Managing Your Own Career
One person’s approach to writing - Amy Tabb
Writing is important for your career, whether it’s papers, posts for your teams website, talks, or what have you. For many of us, the biggest issue is sitting at a blank screen and getting some words out first:
My philosophy is that editing is easier than generating text.
If that’s your stumbling block, too, this is a useful read. Tabb recommends just getting words on to page first. Committing to writing something at a given time (and not worrying about quality) is one way to do it - I’ve started using 750 Words and essentially paying a website to be disappointed in me if I don’t do some writing each day. Tabb mentions other approaches - dictating something into your phone/computer to get ideas out, dumping text from other sources (emails, slack messages, etc) into a google doc to get started, etc. Then it’s “just” a matter of iteratively, relentlessly editing, possibly collaboratively. I’m with Tabb here - for me, editing and improving is way easier than getting some words out in the first place.
“How could they be so stupid?” - Lorin Hochstein
Creating Good Processes - Stay SaaSy
So a lot of the twitter hack of a couple of weeks ago came down, amongst other things, to sharing credentials on Slack. And while it’s tempting (and not entirely wrong) to dismiss this as basically user error, that it’s something that just shouldn’t have been done, fire those people and the problem is fixed, that’s not really a solution.
Bad practices typically result from workarounds to awkward processes. Think of desire paths - people want to go from A to B, and if the processes/walkways won’t get them there, well, they’ll find a direct route. There’s quite a literature (over 7,000 in this list) on workarounds in electronic health records systems, for instance.
As the Stay SaaSy blog points out, good processes make it easier to do the right thing than the wrong thing. If there are bad practices that keep coming up amongst users, maybe that’s a suggestion that a walkway needs to be built along that desire path.
Random
A nice description of recurrent neural networks without using neural networks - working straight from linear algebra and optimization.

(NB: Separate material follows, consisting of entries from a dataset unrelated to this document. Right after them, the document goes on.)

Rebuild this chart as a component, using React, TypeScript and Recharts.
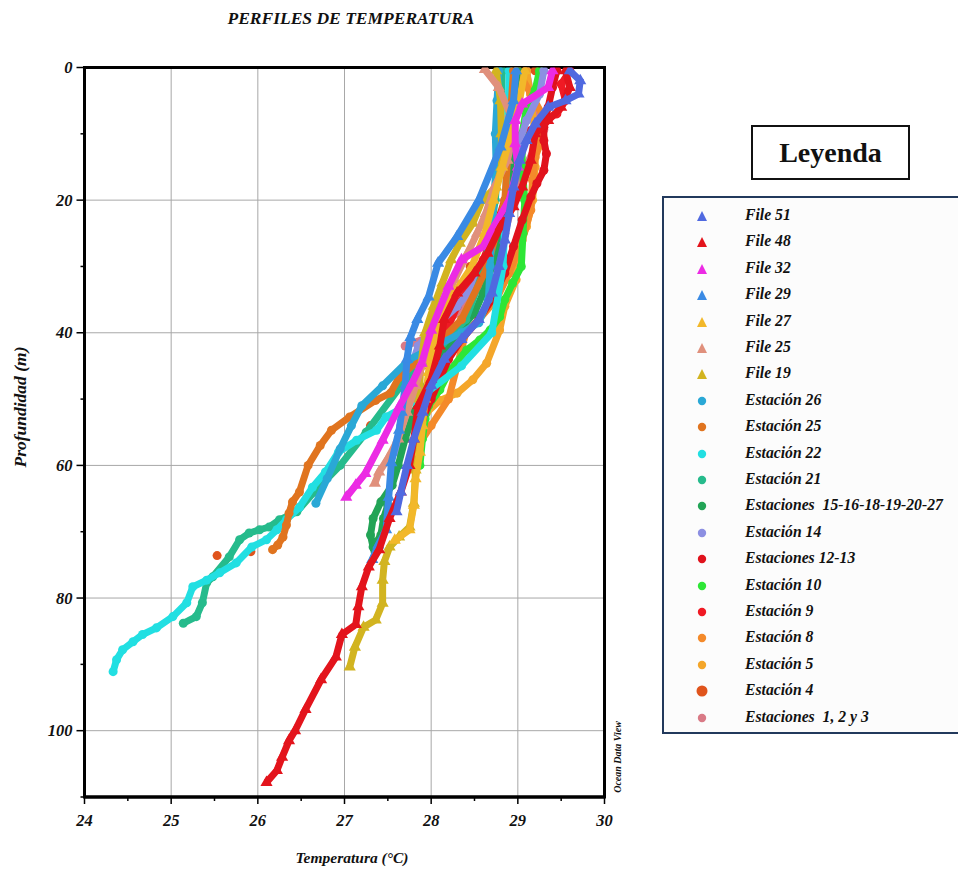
import {
  ScatterChart,
  Scatter,
  XAxis,
  YAxis,
  ZAxis,
  CartesianGrid,
  ReferenceArea,
} from "recharts";

type Pt = [number, number]; // [temperatura °C, profundidad m]

const serif = "'Liberation Serif', 'Times New Roman', serif";

const xTicks = [24, 24.5, 25, 25.5, 26, 26.5, 27, 27.5, 28, 28.5, 29, 29.5, 30];
const yTicks = [0, 10, 20, 30, 40, 50, 60, 70, 80, 90, 100, 110];
const xGrid = [25, 26, 27, 28, 29];
const yGrid = [20, 40, 60, 80, 100];

const file51: Pt[] = [[29.6, 0.5], [29.72, 2], [29.7, 4], [29.55, 5], [29.35, 6], [29.2, 8.5], [29.1, 11], [29.02, 14], [28.95, 18], [28.9, 22], [28.85, 26], [28.78, 30], [28.7, 34], [28.55, 38], [28.35, 41], [28.15, 44], [28.0, 48], [27.9, 52], [27.8, 56], [27.72, 60], [27.65, 64], [27.6, 67]];
const file48: Pt[] = [[29.55, 0.5], [29.6, 3], [29.5, 6], [29.35, 8], [29.2, 10], [29.15, 14], [29.05, 18], [28.95, 21], [28.8, 24], [28.65, 28], [28.5, 31], [28.3, 34], [28.15, 38], [28.1, 42], [28.0, 47], [27.85, 51], [27.8, 56], [27.75, 60], [27.65, 64], [27.52, 68], [27.4, 72.7], [27.28, 75.3], [27.2, 78.3], [27.16, 81.3], [27.13, 84], [26.97, 85.5], [26.9, 88.9], [26.73, 92.3], [26.55, 96.8], [26.43, 100], [26.36, 101.5], [26.28, 104], [26.22, 106], [26.1, 107.8]];
const file32: Pt[] = [[29.4, 0.5], [29.35, 3], [29.05, 5.5], [28.97, 8], [28.97, 11.5], [29.0, 15], [28.9, 20], [28.7, 24.5], [28.6, 27], [28.35, 29], [28.2, 33], [28.0, 39.6], [27.89, 44.6], [27.78, 47.6], [27.63, 51.2], [27.44, 56.2], [27.24, 61.2], [27.13, 63], [27.02, 64.8]];
const file29: Pt[] = [[28.98, 0.5], [28.95, 5], [28.8, 12], [28.55, 20], [28.3, 25.5], [28.08, 29.5], [27.97, 34.6], [27.84, 38], [27.76, 40.7], [27.72, 44], [27.7, 48], [27.66, 52], [27.63, 54.7], [27.54, 59.6], [27.51, 64.8], [27.48, 69.7], [27.39, 72], [27.32, 74.2]];
const file27: Pt[] = [[29.08, 0.5], [29.02, 5], [28.92, 10], [28.82, 15], [28.72, 20], [28.62, 25], [28.47, 30], [28.27, 34], [28.12, 38], [28.02, 42], [27.97, 46], [27.93, 50], [27.9, 54], [27.87, 58], [27.82, 62], [27.8, 66], [27.75, 69.7], [27.58, 71.3]];
const file25: Pt[] = [[28.62, 0.3], [28.78, 3], [28.91, 7], [28.93, 11], [28.88, 14], [28.73, 18], [28.63, 22], [28.53, 25], [28.42, 28], [28.27, 32], [28.12, 36], [28.02, 40], [27.92, 44], [27.82, 48], [27.72, 52], [27.62, 56], [27.5, 59], [27.4, 61], [27.35, 62.7]];
const file19: Pt[] = [[28.75, 0.5], [28.8, 5], [28.81, 10], [28.81, 15], [28.75, 18], [28.59, 20], [28.48, 23.5], [28.33, 26.5], [28.23, 29], [28.13, 32.5], [28.03, 36], [27.93, 40], [27.88, 45], [27.86, 50], [27.85, 55], [27.82, 60.7], [27.8, 65.7], [27.75, 69.3], [27.63, 70.8], [27.52, 72.3], [27.46, 74.5], [27.44, 77.3], [27.44, 80.8], [27.36, 83.3], [27.22, 84.4], [27.12, 87.4], [27.06, 90.4]];
const est26: Pt[] = [[28.78, 0.5], [28.76, 5], [28.74, 10], [28.75, 15], [28.72, 20], [28.7, 25], [28.68, 30], [28.66, 35], [28.55, 38.5], [28.35, 40], [28.05, 42], [27.75, 44], [27.44, 48], [27.2, 51], [27.08, 54], [26.95, 57.5], [26.8, 62], [26.67, 65.7]];
const est25: Pt[] = [[28.95, 0.5], [28.9, 10], [28.85, 20], [28.65, 30], [28.35, 38], [28.05, 42], [27.63, 46.7], [27.53, 49.1], [27.36, 50.2], [27.06, 52.7], [26.85, 54.7], [26.72, 57], [26.58, 60], [26.48, 64], [26.4, 65.5], [26.36, 67.2], [26.33, 69], [26.29, 70.8], [26.23, 72], [26.17, 72.7]];
const est22: Pt[] = [[28.9, 0.5], [28.88, 10], [28.86, 20], [28.83, 30], [28.7, 40], [28.35, 45], [27.85, 50], [27.48, 52.7], [27.37, 54.7], [27.14, 56.2], [26.93, 58], [26.78, 61], [26.63, 63.3], [26.48, 66.3], [26.33, 68.2], [26.22, 69.7], [26.1, 71.2], [25.93, 72.3], [25.75, 74.7], [25.56, 76.2], [25.41, 77.3], [25.25, 78.3], [25.18, 80.7], [25.02, 82.8], [24.83, 84.5], [24.67, 85.5], [24.56, 86.6], [24.44, 87.8], [24.37, 89.3], [24.33, 91.1]];
const est21: Pt[] = [[28.82, 0.5], [28.8, 10], [28.74, 20], [28.62, 30], [28.4, 38], [28.05, 43], [27.65, 48], [27.25, 55], [26.95, 60], [26.65, 64], [26.45, 67], [26.25, 68.2], [26.13, 69.3], [26.02, 69.7], [25.9, 70.2], [25.79, 71.2], [25.67, 73.8], [25.48, 76.8], [25.41, 77.7], [25.36, 80.7], [25.29, 82.8], [25.14, 83.8]];
const est15a27: Pt[] = [[29.0, 0.5], [28.95, 5], [28.9, 10], [28.92, 15], [28.88, 20], [28.8, 25], [28.7, 30], [28.6, 34], [28.5, 37], [28.3, 40], [28.1, 44], [27.95, 48], [27.8, 52], [27.7, 56], [27.62, 60], [27.55, 63], [27.42, 65.5], [27.33, 68], [27.3, 70.5], [27.33, 72.3], [27.42, 70.5], [27.45, 68], [27.5, 66]];
const est14: Pt[] = [[29.3, 0.5], [29.25, 4], [29.1, 8], [29.0, 12], [28.92, 17], [28.85, 22], [28.7, 28], [28.55, 32], [28.3, 36], [28.05, 39], [27.85, 42], [27.75, 46], [27.7, 50], [27.65, 54], [27.62, 58]];
const est1213: Pt[] = [[29.45, 0.5], [29.4, 3], [29.35, 6], [29.3, 9], [29.3, 11], [29.33, 13], [29.3, 15.5], [29.22, 17.5], [29.15, 19.5], [29.05, 23], [28.95, 27], [28.85, 31], [28.7, 35], [28.55, 38], [28.35, 41], [28.2, 44], [28.1, 47], [28.0, 50], [27.9, 53]];
const est10: Pt[] = [[29.25, 0.5], [29.2, 3.4], [29.1, 6], [29.05, 10], [29.05, 15], [29.08, 20], [29.06, 25], [29.04, 30], [28.94, 32.5], [28.85, 35], [28.79, 37.6], [28.68, 39.6], [28.56, 41.1], [28.41, 42.6], [28.22, 45.6], [28.1, 48.6], [27.97, 51], [27.93, 53], [27.9, 56], [27.87, 60]];
const est9: Pt[] = [[29.6, 0.5], [29.5, 2.5], [29.55, 5], [29.45, 7], [29.3, 8], [29.15, 9.5], [29.05, 12], [28.95, 16], [28.85, 20], [28.72, 25], [28.6, 29], [28.45, 33], [28.3, 36], [28.2, 39], [28.15, 42], [28.1, 45], [28.0, 48]];
const est8: Pt[] = [[29.0, 0.5], [29.15, 4], [29.3, 7.5], [29.29, 10.5], [29.2, 13.5], [29.17, 17], [29.15, 21.5], [29.05, 26], [28.9, 31], [28.75, 35], [28.55, 38], [28.4, 40], [28.3, 45], [28.2, 50], [28.0, 54], [27.85, 57]];
const est5: Pt[] = [[29.1, 0.5], [29.15, 5], [29.2, 10], [29.2, 15], [29.17, 20], [29.1, 24], [29.0, 28], [28.98, 32], [28.85, 36], [28.79, 39.6], [28.64, 44.6], [28.48, 47.1], [28.3, 49.1], [28.1, 50.2], [27.95, 52]];
const est4: Pt[] = [[29.2, 0.5], [29.05, 6], [28.9, 12], [28.7, 20], [28.45, 30], [28.1, 40], [27.7, 48], [27.3, 54], [26.7, 64], [25.92, 73], [25.53, 73.6]];
const est123: Pt[] = [[29.1, 0.5], [29.15, 4], [29.25, 7], [29.3, 9.4], [29.2, 12], [29.05, 16], [28.95, 20], [28.85, 25], [28.7, 30], [28.5, 34], [28.3, 37], [28.0, 40.5], [27.7, 42]];

type Serie = { name: string; color: string; shape: "triangle" | "circle"; data: Pt[]; line?: boolean; big?: boolean };

const series: Serie[] = [
  { name: "File 51", color: "#5069e0", shape: "triangle", data: file51 },
  { name: "File 48", color: "#e3141c", shape: "triangle", data: file48 },
  { name: "File 32", color: "#ec2be4", shape: "triangle", data: file32 },
  { name: "File 29", color: "#3a8ae4", shape: "triangle", data: file29 },
  { name: "File 27", color: "#f2b82a", shape: "triangle", data: file27 },
  { name: "File 25", color: "#e0907c", shape: "triangle", data: file25 },
  { name: "File 19", color: "#d2b420", shape: "triangle", data: file19 },
  { name: "Estación 26", color: "#2aa8d6", shape: "circle", data: est26 },
  { name: "Estación 25", color: "#e0741f", shape: "circle", data: est25 },
  { name: "Estación 22", color: "#22dfe2", shape: "circle", data: est22 },
  { name: "Estación 21", color: "#26bb8c", shape: "circle", data: est21 },
  { name: "Estaciones  15-16-18-19-20-27", color: "#22a456", shape: "circle", data: est15a27 },
  { name: "Estación 14", color: "#8c8fe2", shape: "circle", data: est14 },
  { name: "Estaciones 12-13", color: "#e0121c", shape: "circle", data: est1213 },
  { name: "Estación 10", color: "#2ee636", shape: "circle", data: est10 },
  { name: "Estación 9", color: "#f01a24", shape: "circle", data: est9 },
  { name: "Estación 8", color: "#f48a2a", shape: "circle", data: est8 },
  { name: "Estación 5", color: "#f4a62a", shape: "circle", data: est5 },
  { name: "Estación 4", color: "#e0541c", shape: "circle", data: est4, line: false, big: true },
  { name: "Estaciones  1, 2 y 3", color: "#d97a86", shape: "circle", data: est123 },
];

const tickFont = { fontFamily: serif, fontWeight: 700, fontStyle: "italic" as const, fontSize: 16.5, fill: "#111" };

const YTick = (props: any) => {
  const { x, y, payload } = props;
  const major = payload.value % 20 === 0;
  return (
    <g>
      <line x1={x - (major ? 8 : 4)} x2={x} y1={y} y2={y} stroke="#000" strokeWidth={1.5} />
      {major && (
        <text x={x - 12} y={y} dy={5.5} textAnchor="end" {...tickFont}>
          {payload.value}
        </text>
      )}
    </g>
  );
};

const XTick = (props: any) => {
  const { x, y, payload } = props;
  const major = Number.isInteger(payload.value);
  return (
    <g>
      <line x1={x} x2={x} y1={y} y2={y + (major ? 7 : 4)} stroke="#000" strokeWidth={1.5} />
      {major && (
        <text x={x} y={y + 29} textAnchor="middle" {...tickFont}>
          {payload.value}
        </text>
      )}
    </g>
  );
};

const LegendMark = ({ s }: { s: Serie }) =>
  s.shape === "triangle" ? (
    <svg width={12} height={12} style={{ display: "block" }}>
      <polygon points="6,1 11,11 1,11" fill={s.color} />
    </svg>
  ) : (
    <svg width={12} height={12} style={{ display: "block" }}>
      <circle cx={6} cy={6} r={s.big ? 5.5 : 4.2} fill={s.color} />
    </svg>
  );

const text = { fontFamily: serif, fontWeight: 700, fontStyle: "italic" as const, color: "#111" };

export default function App() {
  return (
    <div style={{ position: "absolute", left: 0, top: 0, width: 958, height: 878, background: "#fff", overflow: "hidden" }}>
      <div style={{ ...text, position: "absolute", left: 351, top: 18, transform: "translate(-50%,-50%)", fontSize: 17.5, whiteSpace: "nowrap" }}>
        PERFILES DE TEMPERATURA
      </div>

      <ScatterChart width={958} height={878} margin={{ top: 67.5, right: 353.5, bottom: 0, left: 0 }}>
        <CartesianGrid stroke="#a8a8a8" strokeWidth={1} verticalValues={xGrid} horizontalValues={yGrid} />
        <XAxis
          type="number"
          dataKey="t"
          domain={[24, 30]}
          ticks={xTicks}
          interval={0}
          height={81}
          tickSize={0}
          tickMargin={0}
          tickLine={false}
          tick={<XTick />}
          axisLine={{ stroke: "#000", strokeWidth: 3 }}
          allowDataOverflow
        />
        <YAxis
          type="number"
          dataKey="d"
          domain={[0, 110]}
          reversed
          ticks={yTicks}
          interval={0}
          width={84.5}
          tickSize={0}
          tickMargin={0}
          tickLine={false}
          tick={<YTick />}
          axisLine={{ stroke: "#000", strokeWidth: 3 }}
          allowDataOverflow
        />
        <ZAxis type="number" range={[64, 64]} />
        {series
          .slice()
          .reverse()
          .map((s) => (
            <Scatter
              key={s.name}
              name={s.name}
              data={s.data.map(([t, d]) => ({ t, d }))}
              fill={s.color}
              shape={s.shape}
              line={s.line === false ? false : { stroke: s.color, strokeWidth: 7 }}
              isAnimationActive={false}
            />
          ))}
        <ReferenceArea x1={24} x2={30} y1={0} y2={110} fill="none" fillOpacity={0} stroke="#000" strokeWidth={3} />
      </ScatterChart>

      <div style={{ ...text, position: "absolute", left: 20, top: 407, transform: "translate(-50%,-50%) rotate(-90deg)", fontSize: 17.5, whiteSpace: "nowrap" }}>
        Profundidad (m)
      </div>
      <div style={{ ...text, position: "absolute", left: 352, top: 858, transform: "translate(-50%,-50%)", fontSize: 15.5, whiteSpace: "nowrap" }}>
        Temperatura (°C)
      </div>
      <div style={{ ...text, position: "absolute", left: 617, top: 757, transform: "translate(-50%,-50%) rotate(-90deg)", fontSize: 10, whiteSpace: "nowrap" }}>
        Ocean Data View
      </div>

      <div
        style={{
          position: "absolute",
          left: 751,
          top: 125,
          width: 155,
          height: 51,
          border: "2px solid #111",
          display: "flex",
          alignItems: "center",
          justifyContent: "center",
          fontFamily: serif,
          fontWeight: 700,
          fontSize: 28,
          color: "#111",
        }}
      >
        Leyenda
      </div>

      <div
        style={{
          position: "absolute",
          left: 662,
          top: 196,
          width: 320,
          height: 534,
          border: "2px solid #22395c",
          background: "#fcfcfc",
        }}
      >
        {series.map((s, i) => (
          <div key={s.name} style={{ position: "absolute", left: 0, top: 18 + i * 26.4 - 8, height: 16 }}>
            <div style={{ position: "absolute", left: 32, top: 2 }}>
              <LegendMark s={s} />
            </div>
            <div style={{ ...text, position: "absolute", left: 81, top: -2, fontSize: 15.7, whiteSpace: "pre" }}>{s.name}</div>
          </div>
        ))}
      </div>
    </div>
  );
}
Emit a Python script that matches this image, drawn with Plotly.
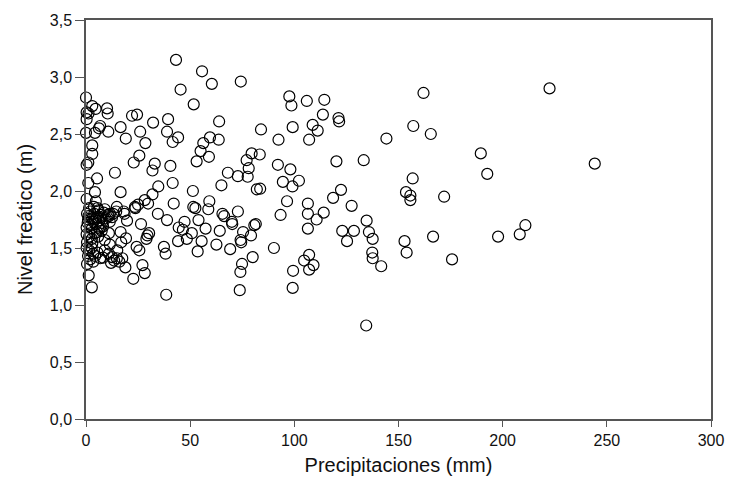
import plotly.graph_objects as go

# Precipitaciones (mm) and Nivel freático (m) pairs
top_x = [43.2, 55.7, 60.4, 74.3, 45.4, 51.7, 0.0, 0.3, 3.0, 4.6, 0.3, 1.2, 10.1, 10.4, 6.8, 6.2, 4.3, 0.0,
         10.7, 16.6, 19.1, 22.1, 24.5, 26.0, 32.2, 28.5, 39.4, 38.9, 41.6, 44.2, 63.9, 63.7, 59.5, 56.3,
         55.0, 59.0, 3.0, 3.0, 25.6, 79.5, 84.0, 162.0, 97.6, 98.6, 106.0, 114.4, 113.7, 121.2, 121.5,
         108.8, 111.2, 99.2, 92.4, 107.1, 144.2, 157.1, 165.5, 189.5, 83.4, 120.2, 133.3, 222.5]
top_y = [3.15, 3.05, 2.94, 2.96, 2.89, 2.76, 2.82, 2.69, 2.745, 2.72, 2.63, 2.68, 2.725, 2.68, 2.57, 2.55, 2.51, 2.51,
         2.52, 2.56, 2.46, 2.66, 2.67, 2.52, 2.60, 2.42, 2.63, 2.52, 2.43, 2.47, 2.61, 2.45, 2.47, 2.42,
         2.35, 2.30, 2.40, 2.325, 2.31, 2.33, 2.54, 2.86, 2.83, 2.75, 2.79, 2.80, 2.67, 2.64, 2.61,
         2.58, 2.53, 2.56, 2.45, 2.45, 2.46, 2.57, 2.50, 2.33, 2.32, 2.26, 2.27, 2.90]

mid_x = [1.1, 0.3, 22.9, 33.0, 31.9, 40.5, 53.1, 77.1, 78.1, 68.1, 72.9, 77.6, 65.0, 82.0, 5.3, 13.9, 1.1, 4.3,
         16.6, 0.3, 4.7, 41.6, 34.7, 31.9, 28.2, 29.8, 42.1, 51.3, 51.5, 52.5, 59.2, 58.7, 23.5, 25.0, 34.5,
         18.5, 19.7, 26.4, 38.9, 47.3, 54.0, 44.5, 46.5, 50.8, 57.4, 64.2, 65.5, 66.3, 70.0, 72.9, 70.2,
         75.4, 74.2, 80.8, 79.2, 44.2, 48.4, 55.5, 53.6, 62.6, 69.2, 74.5, 80.0, 74.9, 74.1, 73.8, 37.4,
         38.2, 38.5, 29.5, 30.3, 29.0, 24.3, 25.6, 27.1, 28.2, 22.7, 18.9, 16.9, 19.2, 16.6, 11.0, 17.4,
         14.8, 14.5, 11.0, 13.0, 11.4, 6.6, 5.2, 1.3, 2.8, 23.7, 18.1]
mid_y = [2.25, 2.23, 2.25, 2.24, 2.18, 2.22, 2.26, 2.27, 2.20, 2.16, 2.13, 2.125, 2.05, 2.015, 2.11, 2.16, 2.07, 1.99,
         1.99, 1.93, 1.91, 2.07, 2.04, 1.97, 1.92, 1.89, 1.89, 2.00, 1.86, 1.85, 1.91, 1.84, 1.86, 1.88, 1.80,
         1.80, 1.74, 1.71, 1.745, 1.73, 1.745, 1.68, 1.66, 1.63, 1.67, 1.65, 1.80, 1.78, 1.73, 1.82, 1.71,
         1.64, 1.57, 1.70, 1.61, 1.56, 1.58, 1.56, 1.47, 1.53, 1.49, 1.55, 1.42, 1.36, 1.29, 1.13, 1.51,
         1.45, 1.09, 1.61, 1.63, 1.58, 1.51, 1.48, 1.35, 1.28, 1.23, 1.33, 1.55, 1.585, 1.64, 1.63, 1.41,
         1.86, 1.82, 1.78, 1.80, 1.73, 1.67, 1.64, 1.26, 1.155, 1.85, 1.82]

cluster_x = [0.5, 1.2, 2.0, 3.0, 4.0, 5.0, 6.0, 7.2, 8.5, 9.5, 0.8, 2.2, 3.5, 4.8, 6.2, 7.8, 1.5, 3.8, 5.5, 9.0,
             10.5, 2.8, 0.3, 5.8, 8.2, 11.5, 12.5, 1.0, 4.3, 6.8,
             0.3, 1.5, 2.8, 4.3, 5.8, 7.5, 0.5, 3.0,
             0.3, 1.5, 2.7, 3.5, 1.0, 4.4, 2.0, 5.5, 6.8, 3.5, 8.2, 0.5, 9.0,
             9.0, 11.4, 11.0, 12.5, 13.5, 14.8, 16.0, 12.0, 15.0]
cluster_y = [1.80, 1.78, 1.82, 1.76, 1.80, 1.77, 1.83, 1.79, 1.81, 1.76, 1.72, 1.70, 1.73, 1.71, 1.74, 1.72, 1.85, 1.86, 1.85, 1.84,
             1.79, 1.67, 1.68, 1.68, 1.69, 1.80, 1.77, 1.75, 1.75, 1.77,
             1.62, 1.60, 1.58, 1.63, 1.60, 1.65, 1.55, 1.54,
             1.50, 1.48, 1.50, 1.45, 1.43, 1.43, 1.40, 1.46, 1.41, 1.38, 1.415, 1.36, 1.48,
             1.57, 1.53, 1.45, 1.42, 1.39, 1.41, 1.38, 1.37, 1.48]

right_x = [192.6, 92.1, 98.1, 94.5, 99.1, 102.2, 83.6, 96.5, 106.5, 93.4, 106.5, 110.7, 114.1, 118.6, 122.4,
           127.5, 106.5, 123.0, 128.6, 125.3, 134.7, 135.8, 137.6, 137.4, 137.6, 141.7, 153.6, 155.7, 155.7,
           156.8, 171.9, 152.9, 153.9, 166.6, 175.7, 81.5, 90.2, 107.1, 104.7, 109.2, 107.1, 99.4, 99.2,
           134.5, 244.2, 197.8, 208.2, 210.9]
right_y = [2.15, 2.23, 2.19, 2.08, 2.04, 2.09, 2.02, 1.91, 1.89, 1.79, 1.80, 1.75, 1.81, 1.94, 2.01,
           1.87, 1.67, 1.65, 1.65, 1.56, 1.74, 1.64, 1.58, 1.46, 1.41, 1.34, 1.99, 1.96, 1.92,
           2.11, 1.95, 1.56, 1.46, 1.60, 1.40, 1.71, 1.50, 1.44, 1.39, 1.35, 1.31, 1.30, 1.15,
           0.82, 2.24, 1.60, 1.62, 1.70]

x_vals = top_x + mid_x + cluster_x + right_x
y_vals = top_y + mid_y + cluster_y + right_y

x_ticks = [0, 50, 100, 150, 200, 250, 300]
y_ticks = [0.0, 0.5, 1.0, 1.5, 2.0, 2.5, 3.0, 3.5]
y_tick_text = ["0,0", "0,5", "1,0", "1,5", "2,0", "2,5", "3,0", "3,5"]

FONT = "Liberation Sans, Arial, sans-serif"
AX = "#555555"

fig = go.Figure(go.Scatter(
    x=x_vals, y=y_vals, mode="markers", cliponaxis=False,
    marker=dict(symbol="circle-open", size=11, color="black", line=dict(width=1.2)),
))

fig.update_layout(
    width=736, height=487,
    margin=dict(l=86, r=16, t=19, b=68),
    paper_bgcolor="white", plot_bgcolor="white",
    font=dict(family=FONT, color="#111111"),
    showlegend=False,
)
fig.update_xaxes(
    range=[0, 300], tickvals=x_ticks, showgrid=False, zeroline=False,
    showline=True, linecolor=AX, linewidth=1.5, mirror=True,
    ticks="outside", ticklen=6, tickcolor=AX, tickwidth=1.2,
    tickfont=dict(size=16),
    title=dict(text="Precipitaciones (mm)", font=dict(size=20), standoff=10),
)
fig.update_yaxes(
    range=[0, 3.5], tickvals=y_ticks, ticktext=y_tick_text, showgrid=False, zeroline=False,
    showline=True, linecolor=AX, linewidth=1.5, mirror=True,
    ticks="outside", ticklen=9, tickcolor=AX, tickwidth=1.2,
    tickfont=dict(size=16),
    title=dict(text="Nivel freático (m)", font=dict(size=20), standoff=12),
)

fig.write_html("out.html")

GRUB2 bootloader buffer overrun vulnerability. Pretty much only a problem if you didn’t trust the people configuring your systems’ boot loaders and were relying on vendor signatures to make sure they were doing the right thing. Note that RHEL/CentOS patches for this are currently broken
A couple of recent articles on scaling relational databases, the first focussing on queries, the second on maintenance and storage.
Nice recent work on zfp for storing floating point arrays in compressed format. When I was in grad school I refused to believe this sort of thing was even possible.
basho - include javascript expressions (math, json handling) in bash scripts.
One of the things I really don’t like about Jupyter notebooks for exploratory development is that, unlike say RStudio, it doesn’t give the user an offramp to software development tools - unit tests, refactoring, version control - for maturing the code past the exploration phase. Microsoft’s VSCode team is doing good and important work merging notebooks with their IDE’s capabilities.
This online latex editor and diagram maker, Mathcha, looks really cool, has anyone used it?
Absurdly abusing AWS’s Route 53 as a globally-distributed key-value store.
Wait, on Mac you can install fonts with homebrew?